**** DATASET SECTION ****

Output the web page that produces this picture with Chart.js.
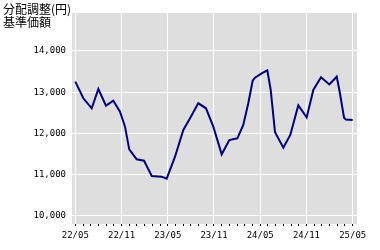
<!DOCTYPE html>
<html>
<head>
<meta charset="utf-8">
<script src="https://cdn.jsdelivr.net/npm/chart.js@4/dist/chart.umd.min.js"></script>
<style>
  body { margin: 0; background: #fff; }
  #wrap { position: relative; width: 380px; height: 250px; }
  #title {
    position: absolute; left: 3px; top: 2px;
    font: 12px/13px "Noto Sans CJK JP", sans-serif; color: #000;
  }
</style>
</head>
<body>
<div id="wrap">
  <canvas id="chart" width="380" height="250"></canvas>
  <div id="title">分配調整(円)<br>基準価額</div>
</div>
<script>
// months counted from 22/05
const months = [0, 1.04, 2.13, 2.99, 3.98, 4.93, 5.8, 6.45, 7.0, 7.97, 8.92, 9.92, 11.2, 11.86,
  12.94, 14.02, 14.89, 15.96, 16.96, 17.91, 19.0, 19.99, 21.03, 21.8, 22.45, 23.02, 23.32,
  24.19, 24.92, 25.36, 25.92, 27.0, 27.9, 28.94, 30.03, 30.89, 31.89, 32.97, 33.93, 34.27,
  34.88, 35.1, 36.0];
const navValues = [13256, 12853, 12611, 13079, 12674, 12796, 12529, 12165, 11616, 11374, 11341,
  10970, 10954, 10905, 11438, 12085, 12368, 12732, 12611, 12165, 11496, 11842, 11883, 12206,
  12732, 13280, 13353, 13459, 13530, 13055, 12030, 11656, 11964, 12680, 12390, 13055, 13362,
  13190, 13377, 13055, 12383, 12340, 12327];
const tickLabels = ['22/05', '22/11', '23/05', '23/11', '24/05', '24/11', '25/05'];
const yTicks = [10000, 11000, 12000, 13000, 14000];

const tickFont = { family: 'DejaVu Sans Mono', size: 9 };

// gray plot background
const plotBg = {
  id: 'plotBg',
  beforeDraw(chart) {
    const a = chart.chartArea, ctx = chart.ctx;
    ctx.save();
    ctx.fillStyle = '#dedede';
    ctx.fillRect(a.left, a.top, a.right - a.left, a.bottom - a.top);
    ctx.restore();
  }
};

new Chart(document.getElementById('chart'), {
  type: 'line',
  plugins: [plotBg],
  data: {
    datasets: [{
      data: months.map((m, i) => ({ x: m, y: navValues[i] })),
      borderColor: '#000080',
      borderWidth: 2,
      pointRadius: 0,
      tension: 0
    }]
  },
  options: {
    responsive: false,
    animation: false,
    devicePixelRatio: 1,
    layout: { padding: { left: 0, top: 13, right: 23, bottom: 0 } },
    plugins: { legend: { display: false }, tooltip: { enabled: false } },
    scales: {
      x: {
        type: 'linear',
        min: -0.43,
        max: 36.56,
        afterBuildTicks: s => { s.ticks = Array.from({ length: 37 }, (_, i) => ({ value: i })); },
        afterFit: s => { s.height = 26; },
        border: { display: false },
        grid: {
          color: c => (c.tick && c.tick.value % 6 === 0) ? '#ffffff' : 'rgba(0,0,0,0)',
          tickColor: '#000',
          tickLength: 2,
          lineWidth: 1
        },
        ticks: {
          autoSkip: false,
          maxRotation: 0,
          padding: 4,
          color: '#000',
          font: tickFont,
          callback: v => v % 6 === 0 ? tickLabels[v / 6] : ''
        }
      },
      y: {
        min: 9806,
        max: 14921,
        afterBuildTicks: s => { s.ticks = yTicks.map(v => ({ value: v })); },
        afterFit: s => { s.width = 72; },
        border: { display: false },
        grid: { color: '#ffffff', lineWidth: 1, drawTicks: false },
        ticks: {
          padding: 6,
          color: '#000',
          font: tickFont,
          callback: v => v.toLocaleString('en-US')
        }
      }
    }
  }
});
</script>
</body>
</html>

****

** WRITTEN TASK **
Output all of the data exactly as it stands, minus any images.

** COMPLETED EXERCISE **
Output the web page that produces this picture with Chart.js.
<!DOCTYPE html>
<html>
<head>
<meta charset="utf-8">
<script src="https://cdn.jsdelivr.net/npm/chart.js@4/dist/chart.umd.min.js"></script>
<style>
  body { margin: 0; background: #fff; }
  #wrap { position: relative; width: 380px; height: 250px; }
  #title {
    position: absolute; left: 3px; top: 2px;
    font: 12px/13px "Noto Sans CJK JP", sans-serif; color: #000;
  }
</style>
</head>
<body>
<div id="wrap">
  <canvas id="chart" width="380" height="250"></canvas>
  <div id="title">分配調整(円)<br>基準価額</div>
</div>
<script>
// months counted from 22/05
const months = [0, 1.04, 2.13, 2.99, 3.98, 4.93, 5.8, 6.45, 7.0, 7.97, 8.92, 9.92, 11.2, 11.86,
  12.94, 14.02, 14.89, 15.96, 16.96, 17.91, 19.0, 19.99, 21.03, 21.8, 22.45, 23.02, 23.32,
  24.19, 24.92, 25.36, 25.92, 27.0, 27.9, 28.94, 30.03, 30.89, 31.89, 32.97, 33.93, 34.27,
  34.88, 35.1, 36.0];
const navValues = [13256, 12853, 12611, 13079, 12674, 12796, 12529, 12165, 11616, 11374, 11341,
  10970, 10954, 10905, 11438, 12085, 12368, 12732, 12611, 12165, 11496, 11842, 11883, 12206,
  12732, 13280, 13353, 13459, 13530, 13055, 12030, 11656, 11964, 12680, 12390, 13055, 13362,
  13190, 13377, 13055, 12383, 12340, 12327];
const tickLabels = ['22/05', '22/11', '23/05', '23/11', '24/05', '24/11', '25/05'];
const yTicks = [10000, 11000, 12000, 13000, 14000];

const tickFont = { family: 'DejaVu Sans Mono', size: 9 };

// gray plot background
const plotBg = {
  id: 'plotBg',
  beforeDraw(chart) {
    const a = chart.chartArea, ctx = chart.ctx;
    ctx.save();
    ctx.fillStyle = '#dedede';
    ctx.fillRect(a.left, a.top, a.right - a.left, a.bottom - a.top);
    ctx.restore();
  }
};

new Chart(document.getElementById('chart'), {
  type: 'line',
  plugins: [plotBg],
  data: {
    datasets: [{
      data: months.map((m, i) => ({ x: m, y: navValues[i] })),
      borderColor: '#000080',
      borderWidth: 2,
      pointRadius: 0,
      tension: 0
    }]
  },
  options: {
    responsive: false,
    animation: false,
    devicePixelRatio: 1,
    layout: { padding: { left: 0, top: 13, right: 23, bottom: 0 } },
    plugins: { legend: { display: false }, tooltip: { enabled: false } },
    scales: {
      x: {
        type: 'linear',
        min: -0.43,
        max: 36.56,
        afterBuildTicks: s => { s.ticks = Array.from({ length: 37 }, (_, i) => ({ value: i })); },
        afterFit: s => { s.height = 26; },
        border: { display: false },
        grid: {
          color: c => (c.tick && c.tick.value % 6 === 0) ? '#ffffff' : 'rgba(0,0,0,0)',
          tickColor: '#000',
          tickLength: 2,
          lineWidth: 1
        },
        ticks: {
          autoSkip: false,
          maxRotation: 0,
          padding: 4,
          color: '#000',
          font: tickFont,
          callback: v => v % 6 === 0 ? tickLabels[v / 6] : ''
        }
      },
      y: {
        min: 9806,
        max: 14921,
        afterBuildTicks: s => { s.ticks = yTicks.map(v => ({ value: v })); },
        afterFit: s => { s.width = 72; },
        border: { display: false },
        grid: { color: '#ffffff', lineWidth: 1, drawTicks: false },
        ticks: {
          padding: 6,
          color: '#000',
          font: tickFont,
          callback: v => v.toLocaleString('en-US')
        }
      }
    }
  }
});
</script>
</body>
</html>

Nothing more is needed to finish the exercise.